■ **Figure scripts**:
- - -

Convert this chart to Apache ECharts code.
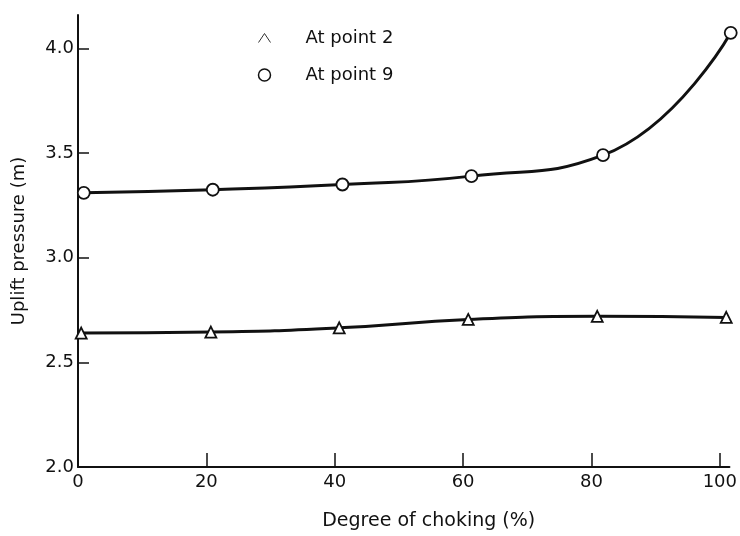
<!DOCTYPE html>
<html>
<head>
<meta charset="utf-8">
<script src="https://cdn.jsdelivr.net/npm/echarts@6/dist/echarts.min.js"></script>
<style>html,body{margin:0;padding:0;background:#fff;}#chart{width:740px;height:536px;}</style>
</head>
<body>
<div id="chart"></div>
<script>
const xTicks = [0, 20, 40, 60, 80, 100];
const yTicks = [2.0, 2.5, 3.0, 3.5, 4.0];
const point2X = [0.5, 20.7, 40.7, 60.8, 80.9, 101];
const point2Y = [2.64, 2.645, 2.665, 2.705, 2.72, 2.715];
const point9X = [0.9, 21, 41.2, 61.3, 81.8, 101.7];
const point9Y = [3.31, 3.325, 3.35, 3.39, 3.49, 4.075];
const seriesNames = ['At point 2', 'At point 9'];

const font = '"DejaVu Sans", sans-serif';
const pairs = (xs, ys) => xs.map((x, i) => [x, ys[i]]);

const chart = echarts.init(document.getElementById('chart'));
chart.setOption({
  backgroundColor: '#ffffff',
  animation: false,
  grid: { left: 78, right: 4, top: 15, bottom: 69, containLabel: false },
  legend: {
    left: 251, top: 24, orient: 'vertical', itemGap: 19,
    itemWidth: 12, itemHeight: 12,
    textStyle: { fontFamily: font, fontSize: 18, color: '#111', padding: [0, 0, 0, 30] },
    data: [
      { name: seriesNames[0], icon: 'path://M0,6 L4,0 L8,6', itemStyle: { color: 'none', borderColor: '#333', borderWidth: 1 } },
      { name: seriesNames[1], icon: 'circle', itemStyle: { color: '#fff', borderColor: '#111', borderWidth: 1.5 } }
    ]
  },
  xAxis: {
    type: 'value', min: 0, max: 101.5,
    name: 'Degree of choking (%)', nameLocation: 'middle', nameGap: 45,
    nameTextStyle: { fontFamily: font, fontSize: 19, color: '#111', padding: [0, 0, 0, 50] },
    axisLine: { show: true, lineStyle: { color: '#111', width: 2 } },
    axisTick: { show: true, inside: true, length: 14, customValues: xTicks, lineStyle: { color: '#111', width: 1.5 } },
    axisLabel: { customValues: xTicks, fontFamily: font, fontSize: 18, color: '#111', margin: 6 },
    splitLine: { show: false }
  },
  yAxis: {
    type: 'value', min: 2.0, max: 4.16,
    name: 'Uplift pressure (m)', nameLocation: 'middle', nameGap: 50, nameRotate: 90,
    nameTextStyle: { fontFamily: font, fontSize: 18, color: '#111' },
    axisLine: { show: true, lineStyle: { color: '#111', width: 2 } },
    axisTick: { show: true, inside: true, length: 11, customValues: yTicks, lineStyle: { color: '#111', width: 1.5 } },
    axisLabel: { customValues: yTicks, fontFamily: font, fontSize: 18, color: '#111', margin: 4,
      formatter: v => v.toFixed(1) },
    splitLine: { show: false }
  },
  series: [
    {
      name: seriesNames[0], type: 'line', data: pairs(point2X, point2Y),
      smooth: 0.5, clip: false,
      symbol: 'triangle', symbolSize: 11,
      lineStyle: { color: '#111', width: 3 },
      itemStyle: { color: '#fff', borderColor: '#111', borderWidth: 1.8 }
    },
    {
      name: seriesNames[1], type: 'line', data: pairs(point9X, point9Y),
      smooth: 0.5, clip: false,
      symbol: 'circle', symbolSize: 12,
      lineStyle: { color: '#111', width: 3 },
      itemStyle: { color: '#fff', borderColor: '#111', borderWidth: 1.8 }
    }
  ]
});
</script>
</body>
</html>
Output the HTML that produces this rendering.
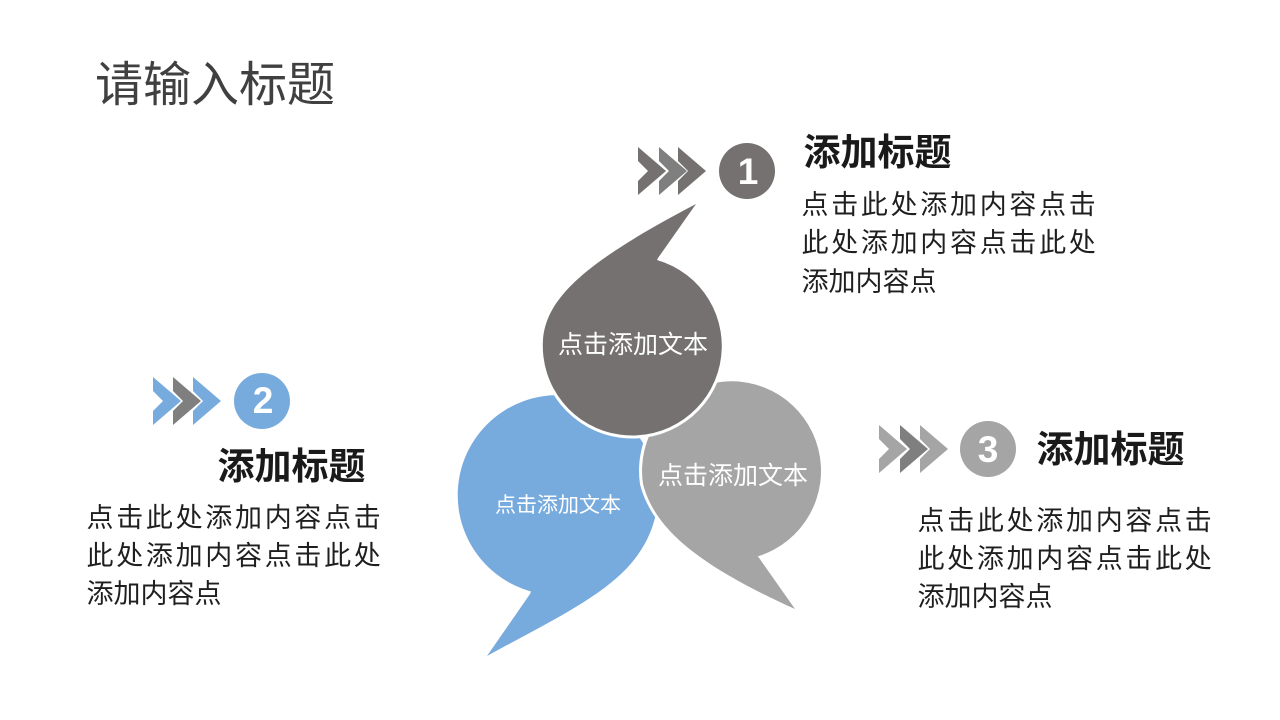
<!DOCTYPE html>
<html lang="zh">
<head>
<meta charset="utf-8">
<title>请输入标题</title>
<style>
html,body{margin:0;padding:0;background:#fff;width:1280px;height:720px;overflow:hidden}
svg{display:block}
text{font-family:"Liberation Sans","Noto Sans CJK SC",sans-serif}
.h{font-size:37px;font-weight:700;fill:#1a1a1a}
.b{font-size:27px;fill:#1f1f1f}
.s{letter-spacing:2.7px}
.w{fill:#fff}
.n{font-size:37px;font-weight:700;fill:#fff;text-anchor:middle;font-family:"Liberation Sans",sans-serif}
</style>
</head>
<body>
<svg width="1280" height="720" viewBox="0 0 1280 720" xmlns="http://www.w3.org/2000/svg">
<defs>
<polygon id="c" points="0,0 28,24 0,48 0,34 10,24 0,14"/>
</defs>
<text x="95" y="101" font-size="48" fill="#404040">请输入标题</text>

<!-- bubbles -->
<path d="M487 656 L530 594 L531 591.5 A100 100 0 1 1 655.5 516 C640 580 580 605 487 656 Z" fill="#78abdd"/>
<path d="M795 609 L757 555 L758 556.3 A89.5 89.5 0 1 0 643 484 C655 530 700 566 795 609 Z" fill="#a5a5a5" stroke="#fff" stroke-width="6" paint-order="stroke"/>
<path d="M696 204 L658 258 L657 260 A89.5 89.5 0 1 1 543 340 C546 298 585 262 696 204 Z" fill="#767171" stroke="#fff" stroke-width="6" paint-order="stroke"/>

<text x="558" y="353" font-size="25" class="w">点击添加文本</text>
<text x="658" y="484" font-size="25" class="w">点击添加文本</text>
<text x="495" y="512" font-size="21" class="w">点击添加文本</text>

<!-- group 1 -->
<use href="#c" x="638" y="147" fill="#767171"/>
<use href="#c" x="659" y="147" fill="#7f7f7f"/>
<use href="#c" x="678" y="147" fill="#767171"/>
<circle cx="747" cy="171" r="28" fill="#767171"/>
<text x="748" y="184" class="n">1</text>
<text x="803.5" y="165" class="h">添加标题</text>
<text x="801.5" y="214" class="b s">点击此处添加内容点击</text>
<text x="801.5" y="252" class="b s">此处添加内容点击此处</text>
<text x="801.5" y="291" class="b">添加内容点</text>

<!-- group 2 -->
<use href="#c" x="153" y="377" fill="#78abdd"/>
<use href="#c" x="173" y="377" fill="#7f7f7f"/>
<use href="#c" x="193" y="377" fill="#78abdd"/>
<circle cx="262" cy="401" r="28" fill="#78abdd"/>
<text x="263" y="413" class="n">2</text>
<text x="217.5" y="479" class="h">添加标题</text>
<text x="86.5" y="527" class="b s">点击此处添加内容点击</text>
<text x="86.5" y="565" class="b s">此处添加内容点击此处</text>
<text x="86.5" y="603" class="b">添加内容点</text>

<!-- group 3 -->
<use href="#c" x="879" y="425" fill="#a5a5a5"/>
<use href="#c" x="900" y="425" fill="#7f7f7f"/>
<use href="#c" x="920" y="425" fill="#a5a5a5"/>
<circle cx="988" cy="449" r="28" fill="#a5a5a5"/>
<text x="988" y="462" class="n">3</text>
<text x="1036.5" y="462" class="h">添加标题</text>
<text x="917.5" y="530" class="b s">点击此处添加内容点击</text>
<text x="917.5" y="568" class="b s">此处添加内容点击此处</text>
<text x="917.5" y="606" class="b">添加内容点</text>
</svg>
</body>
</html>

- - -

■ **EXERCISE INSTRUCTIONS**: Reproduce the data above word for word from its first line through the line that holds "const seriesNames = ['At", both ends included; skip pictures.

■ **TASK ANSWER**:
Convert this chart to Apache ECharts code.
<!DOCTYPE html>
<html>
<head>
<meta charset="utf-8">
<script src="https://cdn.jsdelivr.net/npm/echarts@6/dist/echarts.min.js"></script>
<style>html,body{margin:0;padding:0;background:#fff;}#chart{width:740px;height:536px;}</style>
</head>
<body>
<div id="chart"></div>
<script>
const xTicks = [0, 20, 40, 60, 80, 100];
const yTicks = [2.0, 2.5, 3.0, 3.5, 4.0];
const point2X = [0.5, 20.7, 40.7, 60.8, 80.9, 101];
const point2Y = [2.64, 2.645, 2.665, 2.705, 2.72, 2.715];
const point9X = [0.9, 21, 41.2, 61.3, 81.8, 101.7];
const point9Y = [3.31, 3.325, 3.35, 3.39, 3.49, 4.075];
const seriesNames = ['At point 2', 'At point 9'];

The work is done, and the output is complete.